Surveillance video and footage from police body and dashboard cameras show that officers arrived at a Wendy's restaurant on Friday to find Brooks asleep in his car. After a brief discussion, Brooks was submitted to a field sobriety test, which he failed.
Brooks offered to lock his parked car and walk home, but police informed him he would be taken into custody. A struggle ensued, and Brooks grabbed Brosnan's stun gun and tried to flee the scene. Rolfe shot Brooks in the back when Brooks pointed the stun gun in his direction.
Brooks later died in surgery at a local hospital.
Howard said that Brooks' demeanor during a 41-minute discussion — Howard described him as "jovial" — played a part in his office's decision to charge the officers.
"Mr. Brooks never presented himself as a threat," Howard said.
Howard also noted that Brooks was never informed that he was under arrest, and he was "grabbed from behind" by officers before a struggle ensued.
While describing his office's decision, Howard also noted that the officers failed to apply medical attention to Brooks for more than two minutes after shooting him.

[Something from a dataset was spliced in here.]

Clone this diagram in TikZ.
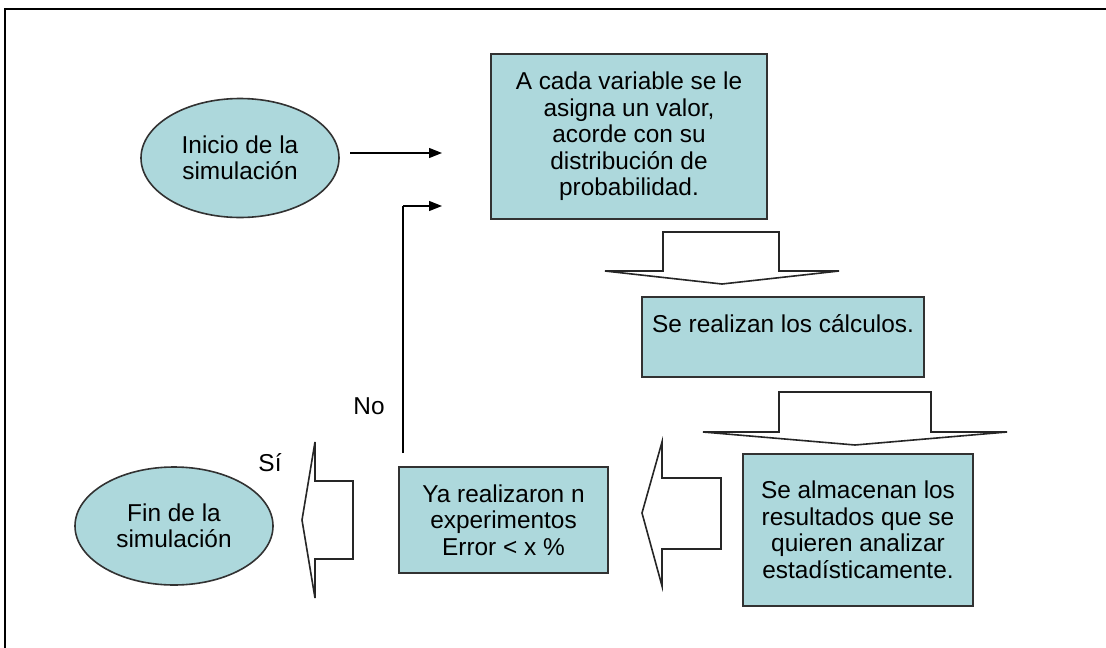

He added that Rolfe kicked Brooks, and Brosnan stood on Brooks' shoulder.
"The officers' actions did not reflect fear toward Brooks," Howard said.
Howard said Brosnan admitted to standing on Brooks as part of his cooperation as a state's witness in the case against Rolfe.
Howard recommended Brosnan be released on $50,000 bond upon his arrest. He also recommended no bond for Rolfe.
The shooting sparked new demonstrations in Georgia’s capital against police brutality, after occasionally turbulent protests in response to George Floyd’s death in Minneapolis had largely simmered down.